Exercise brief »
Pull out each line of the data that includes the word "this".

Data listing »
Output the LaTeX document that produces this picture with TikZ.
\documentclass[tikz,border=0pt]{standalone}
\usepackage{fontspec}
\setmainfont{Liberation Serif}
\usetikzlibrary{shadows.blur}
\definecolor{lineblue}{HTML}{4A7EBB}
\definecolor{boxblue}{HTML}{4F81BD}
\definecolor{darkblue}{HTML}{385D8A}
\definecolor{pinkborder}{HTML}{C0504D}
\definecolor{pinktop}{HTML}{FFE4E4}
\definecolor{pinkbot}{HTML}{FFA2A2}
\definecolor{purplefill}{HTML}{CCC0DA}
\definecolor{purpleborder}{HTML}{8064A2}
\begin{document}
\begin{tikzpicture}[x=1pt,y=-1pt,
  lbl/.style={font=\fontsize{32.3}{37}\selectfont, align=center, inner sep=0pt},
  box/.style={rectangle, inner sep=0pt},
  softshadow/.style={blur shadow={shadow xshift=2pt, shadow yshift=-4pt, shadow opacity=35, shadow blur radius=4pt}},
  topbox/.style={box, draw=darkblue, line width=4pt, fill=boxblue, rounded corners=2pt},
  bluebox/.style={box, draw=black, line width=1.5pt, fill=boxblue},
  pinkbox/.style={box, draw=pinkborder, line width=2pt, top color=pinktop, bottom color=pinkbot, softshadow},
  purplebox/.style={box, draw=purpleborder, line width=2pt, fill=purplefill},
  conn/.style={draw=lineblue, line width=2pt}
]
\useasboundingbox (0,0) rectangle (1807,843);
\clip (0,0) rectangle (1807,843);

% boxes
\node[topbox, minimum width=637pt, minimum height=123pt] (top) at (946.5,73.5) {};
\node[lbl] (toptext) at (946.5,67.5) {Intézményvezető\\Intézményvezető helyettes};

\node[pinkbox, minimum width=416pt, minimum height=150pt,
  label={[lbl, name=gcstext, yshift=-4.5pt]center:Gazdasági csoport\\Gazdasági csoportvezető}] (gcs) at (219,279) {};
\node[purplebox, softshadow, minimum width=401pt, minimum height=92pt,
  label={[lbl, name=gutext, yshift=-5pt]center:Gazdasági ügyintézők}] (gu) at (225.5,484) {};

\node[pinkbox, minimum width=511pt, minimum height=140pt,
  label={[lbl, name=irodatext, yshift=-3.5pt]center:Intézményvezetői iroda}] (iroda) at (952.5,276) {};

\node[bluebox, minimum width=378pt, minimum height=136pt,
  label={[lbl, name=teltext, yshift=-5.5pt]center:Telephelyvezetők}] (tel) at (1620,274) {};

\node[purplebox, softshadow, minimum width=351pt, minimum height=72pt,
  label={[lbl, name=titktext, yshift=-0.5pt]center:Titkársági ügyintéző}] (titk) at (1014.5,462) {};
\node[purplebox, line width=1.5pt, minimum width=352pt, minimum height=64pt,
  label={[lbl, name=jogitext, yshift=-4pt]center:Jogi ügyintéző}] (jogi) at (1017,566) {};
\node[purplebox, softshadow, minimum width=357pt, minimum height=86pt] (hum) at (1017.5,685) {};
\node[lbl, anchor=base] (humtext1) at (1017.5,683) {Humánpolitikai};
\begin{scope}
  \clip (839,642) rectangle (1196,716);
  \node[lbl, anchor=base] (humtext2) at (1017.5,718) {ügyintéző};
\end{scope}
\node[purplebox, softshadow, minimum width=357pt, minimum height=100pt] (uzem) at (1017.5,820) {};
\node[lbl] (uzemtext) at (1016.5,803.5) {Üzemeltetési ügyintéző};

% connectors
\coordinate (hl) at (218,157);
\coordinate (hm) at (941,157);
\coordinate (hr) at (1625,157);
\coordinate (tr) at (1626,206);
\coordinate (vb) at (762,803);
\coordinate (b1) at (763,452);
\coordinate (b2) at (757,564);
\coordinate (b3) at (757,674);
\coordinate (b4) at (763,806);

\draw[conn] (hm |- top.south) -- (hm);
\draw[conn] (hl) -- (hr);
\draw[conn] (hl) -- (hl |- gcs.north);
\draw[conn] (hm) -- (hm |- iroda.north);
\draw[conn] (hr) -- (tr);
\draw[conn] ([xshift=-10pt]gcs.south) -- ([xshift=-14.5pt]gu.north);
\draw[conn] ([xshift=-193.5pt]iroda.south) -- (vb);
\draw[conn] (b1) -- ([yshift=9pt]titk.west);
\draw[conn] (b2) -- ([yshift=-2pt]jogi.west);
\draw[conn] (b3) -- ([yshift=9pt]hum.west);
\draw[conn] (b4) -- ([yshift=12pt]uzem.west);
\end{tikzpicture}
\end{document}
--
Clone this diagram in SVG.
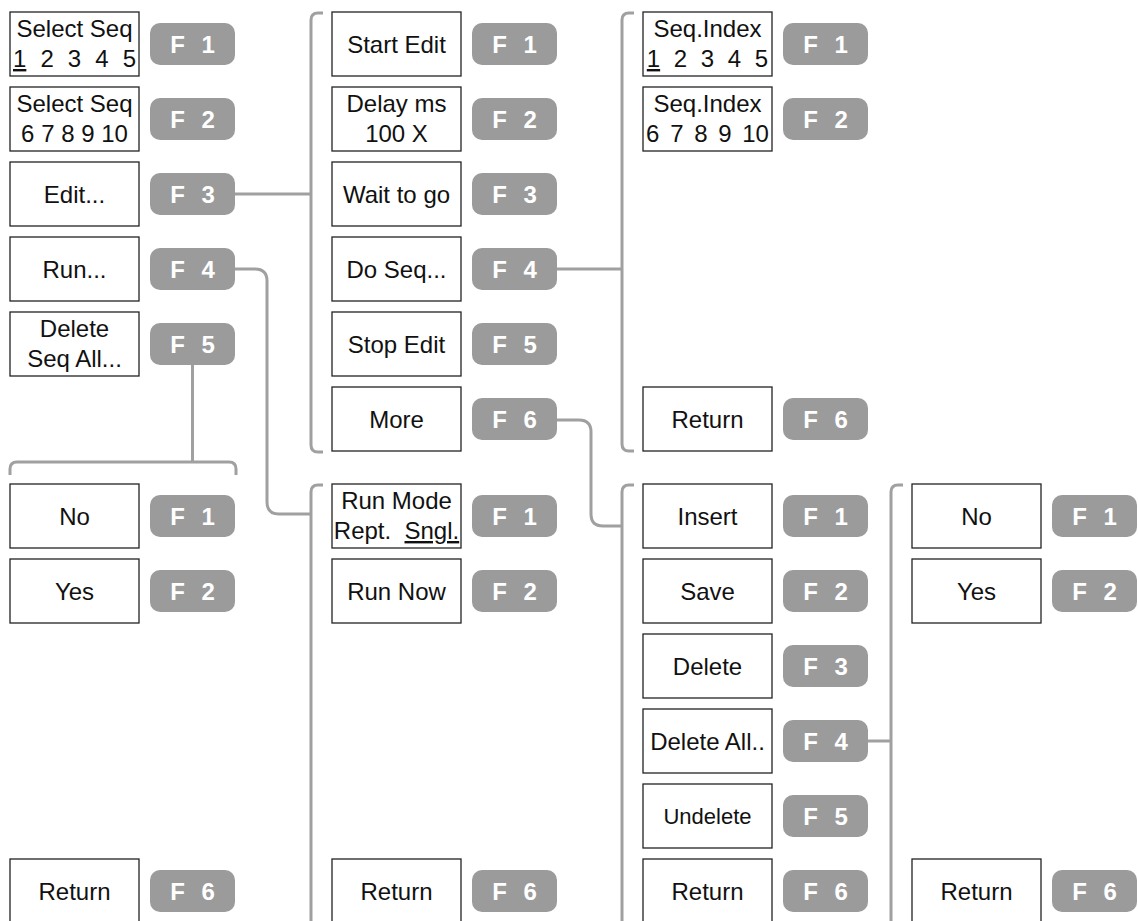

Expected output »
Output the LaTeX document that produces this picture with TikZ.
Clone this diagram in SVG.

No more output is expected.